DIRECTIVE >> Scan the records below for the line with "Write the matplotlib code for this chart." and the line with "ax.grid(axis='y', color='black', linewidth=0.8, zorder=1)", and retype that range exactly, both ends included, pictures excepted.

= = = =

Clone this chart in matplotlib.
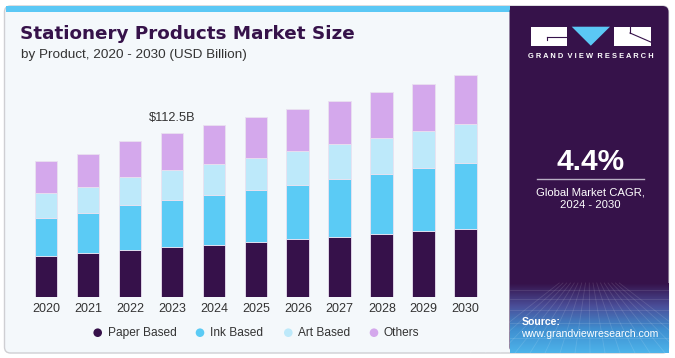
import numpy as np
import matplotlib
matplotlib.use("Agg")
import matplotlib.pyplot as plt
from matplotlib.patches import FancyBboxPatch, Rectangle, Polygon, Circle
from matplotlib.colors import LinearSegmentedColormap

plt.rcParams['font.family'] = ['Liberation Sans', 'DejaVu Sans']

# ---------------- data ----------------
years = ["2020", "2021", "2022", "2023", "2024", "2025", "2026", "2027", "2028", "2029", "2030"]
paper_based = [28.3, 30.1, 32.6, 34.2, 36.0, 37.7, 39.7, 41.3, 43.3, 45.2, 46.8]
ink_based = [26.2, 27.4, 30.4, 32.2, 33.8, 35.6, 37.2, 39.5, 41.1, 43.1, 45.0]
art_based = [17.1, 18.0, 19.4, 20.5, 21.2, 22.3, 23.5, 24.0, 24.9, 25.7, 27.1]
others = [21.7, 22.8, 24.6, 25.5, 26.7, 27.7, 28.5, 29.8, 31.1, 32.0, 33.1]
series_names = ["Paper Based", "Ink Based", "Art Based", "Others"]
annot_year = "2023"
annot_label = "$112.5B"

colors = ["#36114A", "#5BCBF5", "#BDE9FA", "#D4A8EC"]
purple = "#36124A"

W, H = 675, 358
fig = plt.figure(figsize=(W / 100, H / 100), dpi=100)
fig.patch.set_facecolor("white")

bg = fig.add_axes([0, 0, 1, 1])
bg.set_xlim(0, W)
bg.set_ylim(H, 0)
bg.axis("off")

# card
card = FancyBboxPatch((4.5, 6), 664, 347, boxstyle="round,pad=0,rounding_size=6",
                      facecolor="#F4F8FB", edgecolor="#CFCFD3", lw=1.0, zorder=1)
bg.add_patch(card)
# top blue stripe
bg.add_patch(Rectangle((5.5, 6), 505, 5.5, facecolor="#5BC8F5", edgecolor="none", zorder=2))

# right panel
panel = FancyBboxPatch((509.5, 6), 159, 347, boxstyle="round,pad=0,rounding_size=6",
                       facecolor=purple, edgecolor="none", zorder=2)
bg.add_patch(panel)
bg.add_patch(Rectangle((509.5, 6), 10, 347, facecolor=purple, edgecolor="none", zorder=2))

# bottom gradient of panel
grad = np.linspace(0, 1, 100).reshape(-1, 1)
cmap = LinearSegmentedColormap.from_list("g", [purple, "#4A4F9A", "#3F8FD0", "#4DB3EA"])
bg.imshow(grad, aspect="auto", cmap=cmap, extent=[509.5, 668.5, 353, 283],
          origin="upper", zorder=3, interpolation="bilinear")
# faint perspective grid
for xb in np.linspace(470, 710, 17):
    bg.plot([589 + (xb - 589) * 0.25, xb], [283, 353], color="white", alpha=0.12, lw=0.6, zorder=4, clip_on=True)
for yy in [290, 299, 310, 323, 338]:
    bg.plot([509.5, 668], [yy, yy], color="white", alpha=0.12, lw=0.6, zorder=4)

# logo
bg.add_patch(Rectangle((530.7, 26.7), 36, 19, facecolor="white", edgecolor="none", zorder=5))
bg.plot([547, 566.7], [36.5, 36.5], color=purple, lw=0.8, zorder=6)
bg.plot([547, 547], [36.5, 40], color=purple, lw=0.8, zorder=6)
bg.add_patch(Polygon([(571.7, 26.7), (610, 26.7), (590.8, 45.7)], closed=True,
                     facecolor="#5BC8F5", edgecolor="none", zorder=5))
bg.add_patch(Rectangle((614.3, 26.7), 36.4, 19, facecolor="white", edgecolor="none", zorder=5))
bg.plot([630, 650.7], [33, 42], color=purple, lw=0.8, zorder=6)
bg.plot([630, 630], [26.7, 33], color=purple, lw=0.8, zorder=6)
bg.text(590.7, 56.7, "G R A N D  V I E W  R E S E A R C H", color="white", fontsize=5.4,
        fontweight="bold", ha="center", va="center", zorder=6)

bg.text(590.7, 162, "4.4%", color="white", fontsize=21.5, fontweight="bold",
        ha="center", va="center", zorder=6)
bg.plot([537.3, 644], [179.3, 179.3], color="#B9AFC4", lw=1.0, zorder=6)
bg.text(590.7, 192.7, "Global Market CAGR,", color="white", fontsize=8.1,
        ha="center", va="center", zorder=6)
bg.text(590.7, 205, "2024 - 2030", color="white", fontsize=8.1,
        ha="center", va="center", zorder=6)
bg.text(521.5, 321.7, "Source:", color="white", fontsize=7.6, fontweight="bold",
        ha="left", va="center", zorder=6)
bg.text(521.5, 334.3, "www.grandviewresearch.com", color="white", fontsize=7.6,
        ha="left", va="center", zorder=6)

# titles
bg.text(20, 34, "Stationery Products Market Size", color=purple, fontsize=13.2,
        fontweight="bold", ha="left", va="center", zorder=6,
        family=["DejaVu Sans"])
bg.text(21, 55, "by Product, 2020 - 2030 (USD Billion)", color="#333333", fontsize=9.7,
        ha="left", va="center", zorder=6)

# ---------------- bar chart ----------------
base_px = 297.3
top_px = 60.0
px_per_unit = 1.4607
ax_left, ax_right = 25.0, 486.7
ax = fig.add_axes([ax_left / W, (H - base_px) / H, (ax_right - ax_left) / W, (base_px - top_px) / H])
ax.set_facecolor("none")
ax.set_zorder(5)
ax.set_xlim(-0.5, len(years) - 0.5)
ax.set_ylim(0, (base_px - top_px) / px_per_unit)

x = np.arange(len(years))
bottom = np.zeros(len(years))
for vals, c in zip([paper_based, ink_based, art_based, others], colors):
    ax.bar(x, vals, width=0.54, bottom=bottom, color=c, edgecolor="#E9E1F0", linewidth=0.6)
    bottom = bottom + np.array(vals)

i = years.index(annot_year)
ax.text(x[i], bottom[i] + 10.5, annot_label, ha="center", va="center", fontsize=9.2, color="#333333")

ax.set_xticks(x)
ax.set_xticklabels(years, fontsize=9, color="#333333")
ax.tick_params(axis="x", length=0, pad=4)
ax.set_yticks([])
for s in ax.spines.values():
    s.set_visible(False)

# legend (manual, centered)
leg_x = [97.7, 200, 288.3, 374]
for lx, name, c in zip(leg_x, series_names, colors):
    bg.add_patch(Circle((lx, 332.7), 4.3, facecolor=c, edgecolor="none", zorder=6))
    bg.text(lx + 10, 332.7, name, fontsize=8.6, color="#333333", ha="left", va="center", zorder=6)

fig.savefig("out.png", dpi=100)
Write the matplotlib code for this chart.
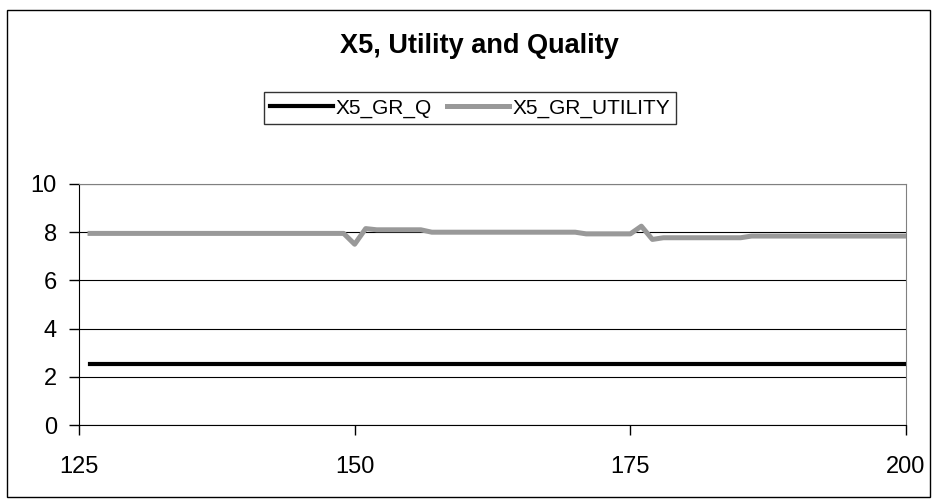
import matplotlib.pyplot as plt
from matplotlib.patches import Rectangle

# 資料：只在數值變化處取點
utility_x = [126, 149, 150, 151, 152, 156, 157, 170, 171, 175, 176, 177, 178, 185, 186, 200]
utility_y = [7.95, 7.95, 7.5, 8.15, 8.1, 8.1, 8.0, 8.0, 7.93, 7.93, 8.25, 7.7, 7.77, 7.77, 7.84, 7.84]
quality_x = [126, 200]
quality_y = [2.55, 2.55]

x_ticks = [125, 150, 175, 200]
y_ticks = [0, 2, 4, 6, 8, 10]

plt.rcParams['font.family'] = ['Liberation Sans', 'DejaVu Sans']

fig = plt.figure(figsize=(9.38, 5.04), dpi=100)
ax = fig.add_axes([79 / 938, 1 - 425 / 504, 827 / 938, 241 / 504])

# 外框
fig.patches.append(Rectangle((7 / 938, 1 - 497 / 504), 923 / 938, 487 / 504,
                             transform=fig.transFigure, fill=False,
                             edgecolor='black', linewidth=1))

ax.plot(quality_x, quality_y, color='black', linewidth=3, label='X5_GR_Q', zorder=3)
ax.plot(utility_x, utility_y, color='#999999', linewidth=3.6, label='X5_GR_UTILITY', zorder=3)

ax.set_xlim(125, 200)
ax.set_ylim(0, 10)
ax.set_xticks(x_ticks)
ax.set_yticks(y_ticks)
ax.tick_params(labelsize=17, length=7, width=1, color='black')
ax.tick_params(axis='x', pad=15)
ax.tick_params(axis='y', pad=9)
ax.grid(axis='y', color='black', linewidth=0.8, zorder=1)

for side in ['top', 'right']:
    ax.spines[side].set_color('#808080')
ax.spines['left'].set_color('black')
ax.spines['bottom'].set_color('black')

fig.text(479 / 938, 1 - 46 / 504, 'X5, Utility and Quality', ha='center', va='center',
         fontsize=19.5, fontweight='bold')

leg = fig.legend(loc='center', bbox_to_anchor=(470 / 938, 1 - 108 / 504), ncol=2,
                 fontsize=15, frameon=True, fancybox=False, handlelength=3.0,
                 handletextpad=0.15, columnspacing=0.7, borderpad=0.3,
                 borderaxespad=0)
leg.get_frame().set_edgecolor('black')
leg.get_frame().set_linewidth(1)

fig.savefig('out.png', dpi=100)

= = = =

RESULT OF THIS TASK >>
Write the matplotlib code for this chart.
import matplotlib.pyplot as plt
from matplotlib.patches import Rectangle

# 資料：只在數值變化處取點
utility_x = [126, 149, 150, 151, 152, 156, 157, 170, 171, 175, 176, 177, 178, 185, 186, 200]
utility_y = [7.95, 7.95, 7.5, 8.15, 8.1, 8.1, 8.0, 8.0, 7.93, 7.93, 8.25, 7.7, 7.77, 7.77, 7.84, 7.84]
quality_x = [126, 200]
quality_y = [2.55, 2.55]

x_ticks = [125, 150, 175, 200]
y_ticks = [0, 2, 4, 6, 8, 10]

plt.rcParams['font.family'] = ['Liberation Sans', 'DejaVu Sans']

fig = plt.figure(figsize=(9.38, 5.04), dpi=100)
ax = fig.add_axes([79 / 938, 1 - 425 / 504, 827 / 938, 241 / 504])

# 外框
fig.patches.append(Rectangle((7 / 938, 1 - 497 / 504), 923 / 938, 487 / 504,
                             transform=fig.transFigure, fill=False,
                             edgecolor='black', linewidth=1))

ax.plot(quality_x, quality_y, color='black', linewidth=3, label='X5_GR_Q', zorder=3)
ax.plot(utility_x, utility_y, color='#999999', linewidth=3.6, label='X5_GR_UTILITY', zorder=3)

ax.set_xlim(125, 200)
ax.set_ylim(0, 10)
ax.set_xticks(x_ticks)
ax.set_yticks(y_ticks)
ax.tick_params(labelsize=17, length=7, width=1, color='black')
ax.tick_params(axis='x', pad=15)
ax.tick_params(axis='y', pad=9)
ax.grid(axis='y', color='black', linewidth=0.8, zorder=1)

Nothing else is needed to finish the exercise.